Manyror returned to Kakuma for two months in April and May of 2005, and he has now become consumed with a vision of starting an organization to help other Lost Boys at Kakuma. There is a continuing influx of refugees from Sudan, and after talking with Kakuma officials and local church groups, Manyror would like to assist in a project to construct 10 dormitory buildings and 10 classrooms for some 200 young orphans who are now semi-permanent residents at the camp. Like Manyror and Deng, the orphans will receive some education, and many of them may be resettled in the United States, Great Britain, Australia and other countries. Manyror calls his organizations the Sudanese American Orphaned Rehabilitation Organization (SAORO) and has applied for tax-exempt status as a non-profit. The organization launched its web site—www.saoro.org—in March.

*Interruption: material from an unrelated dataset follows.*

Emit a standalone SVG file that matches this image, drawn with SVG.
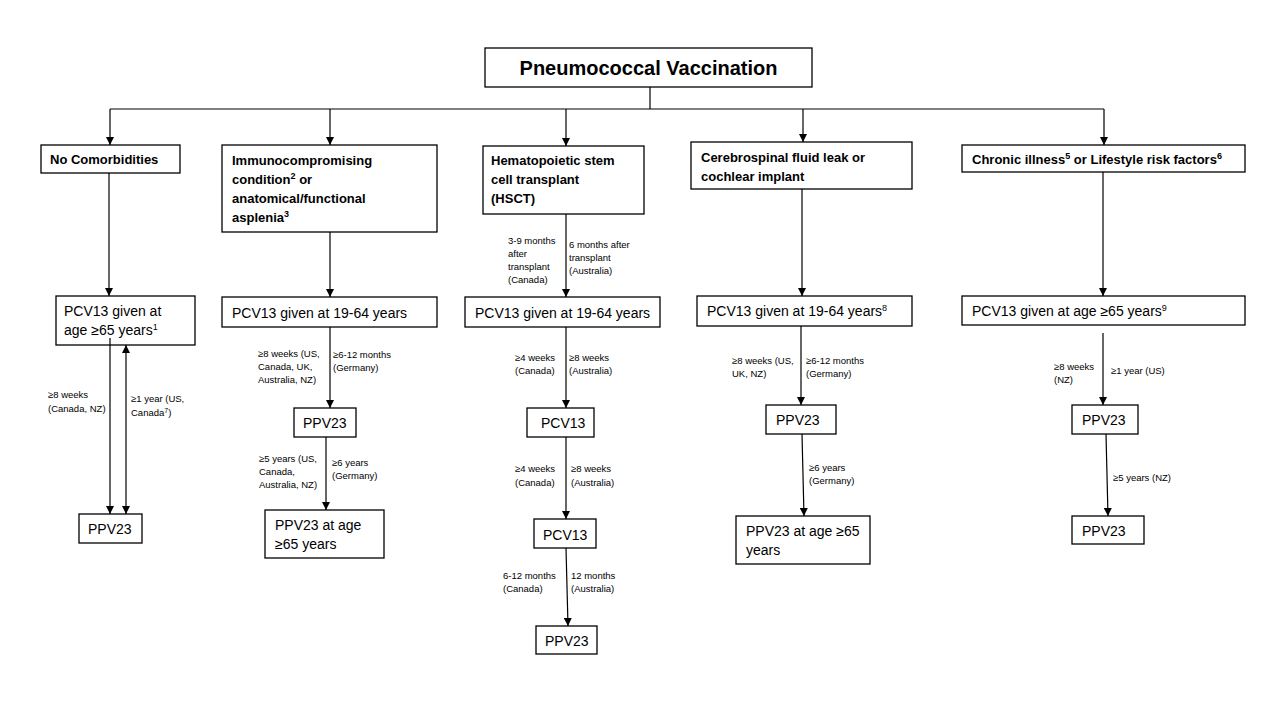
<svg xmlns="http://www.w3.org/2000/svg" width="1280" height="720" viewBox="0 0 1280 720">
<style>
.box{fill:#fff;stroke:#000;stroke-width:1.3}
.t{font-family:"Liberation Sans",Arial,sans-serif;font-size:14px;fill:#000}
.b{font-family:"Liberation Sans",Arial,sans-serif;font-size:13px;font-weight:bold;fill:#000}
.title{font-family:"Liberation Sans",Arial,sans-serif;font-size:20px;font-weight:bold;fill:#000}
.s{font-family:"Liberation Sans",Arial,sans-serif;font-size:9.5px;fill:#000}
.sup{font-size:9px}
.ln{stroke:#000;stroke-width:1.2;fill:none}
.ar{stroke:#000;stroke-width:1.2;fill:none;marker-end:url(#ah)}
</style>
<defs>
<marker id="ah" viewBox="0 0 10 10" refX="10" refY="5" markerWidth="8" markerHeight="8" markerUnits="userSpaceOnUse" orient="auto-start-reverse">
<path d="M0,0 L10,5 L0,10 z" fill="#000"/>
</marker>
</defs>
<rect width="1280" height="720" fill="#fff"/>

<g id="title">
<rect class="box" x="485" y="48" width="327" height="39"/>
<text class="title" x="648.5" y="75" text-anchor="middle">Pneumococcal Vaccination</text>
</g>

<g id="no-comorbidities">
<rect class="box" x="41" y="145" width="139" height="28"/>
<text class="b" x="50" y="164">No Comorbidities</text>
</g>
<g id="immuno">
<rect class="box" x="222" y="145" width="215" height="87"/>
<text class="b" x="232" y="165">Immunocompromising</text>
<text class="b" x="232" y="184">condition<tspan class="sup" dy="-5">2</tspan><tspan dy="5"> or</tspan></text>
<text class="b" x="232" y="203">anatomical/functional</text>
<text class="b" x="232" y="222">asplenia<tspan class="sup" dy="-5">3</tspan></text>
</g>
<g id="hsct">
<rect class="box" x="483" y="146" width="161" height="68"/>
<text class="b" x="491" y="165">Hematopoietic stem</text>
<text class="b" x="491" y="184">cell transplant</text>
<text class="b" x="491" y="203">(HSCT)</text>
</g>
<g id="csf">
<rect class="box" x="691" y="142" width="221" height="47"/>
<text class="b" x="701" y="162">Cerebrospinal fluid leak or</text>
<text class="b" x="701" y="181">cochlear implant</text>
</g>
<g id="chronic">
<rect class="box" x="962" y="145" width="283" height="27"/>
<text class="b" x="972" y="164">Chronic illness<tspan class="sup" dy="-5">5</tspan><tspan dy="5"> or Lifestyle risk factors</tspan><tspan class="sup" dy="-5">6</tspan></text>
</g>

<g id="c1-pcv13">
<rect class="box" x="56" y="296" width="139" height="49"/>
<text class="t" x="64" y="316">PCV13 given at</text>
<text class="t" x="64" y="335">age ≥65 years<tspan class="sup" dy="-5">1</tspan></text>
</g>
<g id="c1-ppv23">
<rect class="box" x="79" y="514" width="63" height="29"/>
<text class="t" x="88" y="534">PPV23</text>
</g>

<g id="c2-pcv13">
<rect class="box" x="222" y="297" width="215" height="30"/>
<text class="t" x="232" y="318">PCV13 given at 19-64 years</text>
</g>
<g id="c2-ppv23">
<rect class="box" x="294" y="408" width="62" height="29"/>
<text class="t" x="303" y="428">PPV23</text>
</g>
<g id="c2-ppv23-65">
<rect class="box" x="265" y="510" width="119" height="48"/>
<text class="t" x="275" y="530">PPV23  at age</text>
<text class="t" x="275" y="549">≥65 years</text>
</g>

<g id="c3-pcv13">
<rect class="box" x="465" y="297" width="195" height="30"/>
<text class="t" x="475" y="318">PCV13 given at 19-64 years</text>
</g>
<g id="c3-pcv13-b">
<rect class="box" x="527" y="408" width="67" height="29"/>
<text class="t" x="541" y="428">PCV13</text>
</g>
<g id="c3-pcv13-c">
<rect class="box" x="534" y="519" width="62" height="29"/>
<text class="t" x="543" y="540">PCV13</text>
</g>
<g id="c3-ppv23">
<rect class="box" x="536" y="626" width="61" height="28"/>
<text class="t" x="545" y="646">PPV23</text>
</g>

<g id="c4-pcv13">
<rect class="box" x="697" y="296" width="215" height="30"/>
<text class="t" x="707" y="316">PCV13 given at 19-64 years<tspan class="sup" dy="-5">8</tspan></text>
</g>
<g id="c4-ppv23">
<rect class="box" x="766" y="405" width="70" height="29"/>
<text class="t" x="776" y="425">PPV23</text>
</g>
<g id="c4-ppv23-65">
<rect class="box" x="736" y="516" width="134" height="48"/>
<text class="t" x="746" y="536">PPV23  at age ≥65</text>
<text class="t" x="746" y="555">years</text>
</g>

<g id="c5-pcv13">
<rect class="box" x="962" y="296" width="283" height="29"/>
<text class="t" x="972" y="316">PCV13 given at age ≥65 years<tspan class="sup" dy="-5">9</tspan></text>
</g>
<g id="c5-ppv23">
<rect class="box" x="1072" y="405" width="66" height="29"/>
<text class="t" x="1082" y="425">PPV23</text>
</g>
<g id="c5-ppv23-b">
<rect class="box" x="1072" y="516" width="72" height="28"/>
<text class="t" x="1082" y="536">PPV23</text>
</g>

<g id="connectors">
<line class="ln" x1="650" y1="87" x2="650" y2="109"/>
<line class="ln" x1="110" y1="109" x2="1104" y2="109"/>
<line class="ar" x1="110" y1="109" x2="110" y2="145"/>
<line class="ar" x1="330" y1="109" x2="330" y2="145"/>
<line class="ar" x1="566" y1="109" x2="566" y2="146"/>
<line class="ar" x1="803" y1="109" x2="803" y2="142"/>
<line class="ar" x1="1104" y1="109" x2="1104" y2="145"/>

<line class="ar" x1="109" y1="173" x2="109" y2="296"/>
<line class="ar" x1="330" y1="232" x2="330" y2="297"/>
<line class="ar" x1="566" y1="214" x2="566" y2="297"/>
<line class="ar" x1="802" y1="189" x2="802" y2="296"/>
<line class="ar" x1="1103" y1="172" x2="1103" y2="296"/>

<line class="ar" x1="110" y1="338" x2="110" y2="514"/>
<line class="ar" x1="126" y1="353" x2="126" y2="345"/>
<line class="ar" x1="126" y1="350" x2="126" y2="514"/>
<line class="ar" x1="330" y1="327" x2="330" y2="408"/>
<line class="ar" x1="326" y1="437" x2="326" y2="510"/>
<line class="ar" x1="566" y1="327" x2="566" y2="408"/>
<line class="ar" x1="566" y1="437" x2="566" y2="519"/>
<line class="ar" x1="566" y1="548" x2="568" y2="626"/>
<line class="ar" x1="801" y1="326" x2="801" y2="405"/>
<line class="ar" x1="802" y1="434" x2="804" y2="516"/>
<line class="ar" x1="1103" y1="333" x2="1103" y2="405"/>
<line class="ar" x1="1106" y1="434" x2="1108" y2="516"/>

<text class="s" x="48" y="398">≥8 weeks</text>
<text class="s" x="48" y="412">(Canada, NZ)</text>
<text class="s" x="131" y="402">≥1 year (US,</text>
<text class="s" x="131" y="416">Canada<tspan font-size="7" dy="-3">7</tspan><tspan dy="3">)</tspan></text>

<text class="s" x="258" y="357">≥8 weeks (US,</text>
<text class="s" x="258" y="370">Canada, UK,</text>
<text class="s" x="258" y="383">Australia, NZ)</text>
<text class="s" x="333" y="358">≥6-12 months</text>
<text class="s" x="333" y="371">(Germany)</text>
<text class="s" x="259" y="462">≥5 years (US,</text>
<text class="s" x="259" y="475">Canada,</text>
<text class="s" x="259" y="488">Australia, NZ)</text>
<text class="s" x="332" y="466">≥6 years</text>
<text class="s" x="332" y="479">(Germany)</text>

<text class="s" x="508" y="244">3-9 months</text>
<text class="s" x="508" y="257">after</text>
<text class="s" x="508" y="270">transplant</text>
<text class="s" x="508" y="283">(Canada)</text>
<text class="s" x="569" y="248">6 months after</text>
<text class="s" x="569" y="261">transplant</text>
<text class="s" x="569" y="274">(Australia)</text>
<text class="s" x="515" y="361">≥4 weeks</text>
<text class="s" x="515" y="374">(Canada)</text>
<text class="s" x="569" y="361">≥8 weeks</text>
<text class="s" x="569" y="374">(Australia)</text>
<text class="s" x="515" y="472">≥4 weeks</text>
<text class="s" x="515" y="486">(Canada)</text>
<text class="s" x="571" y="472">≥8 weeks</text>
<text class="s" x="571" y="486">(Australia)</text>
<text class="s" x="503" y="579">6-12 months</text>
<text class="s" x="503" y="592">(Canada)</text>
<text class="s" x="571" y="579">12 months</text>
<text class="s" x="571" y="592">(Australia)</text>

<text class="s" x="732" y="364">≥8 weeks (US,</text>
<text class="s" x="732" y="377">UK, NZ)</text>
<text class="s" x="806" y="364">≥6-12 months</text>
<text class="s" x="806" y="377">(Germany)</text>
<text class="s" x="809" y="471">≥6 years</text>
<text class="s" x="809" y="484">(Germany)</text>

<text class="s" x="1054" y="370">≥8 weeks</text>
<text class="s" x="1054" y="383">(NZ)</text>
<text class="s" x="1111" y="374">≥1 year (US)</text>
<text class="s" x="1113" y="481">≥5 years (NZ)</text>
</g>
</svg>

Manyror is very excited about the prospects for SAORO and he believes he is in a position to make a difference for Kakuma, which he describes as a “horrible”—if relatively safe and secure—place. He hopes more Americans will learn about the crisis in Sudan and will help the plight of Sudanese refugees.

“People in the United States hear all kinds of stories in the news—good stories and bad stories. If they don’t hear these stories, they won’t know what is happening.” Manyror explained, saying he believes “people of goodwill” can help the Lost Boys. “I think for me, not to get this story out, is not an option.”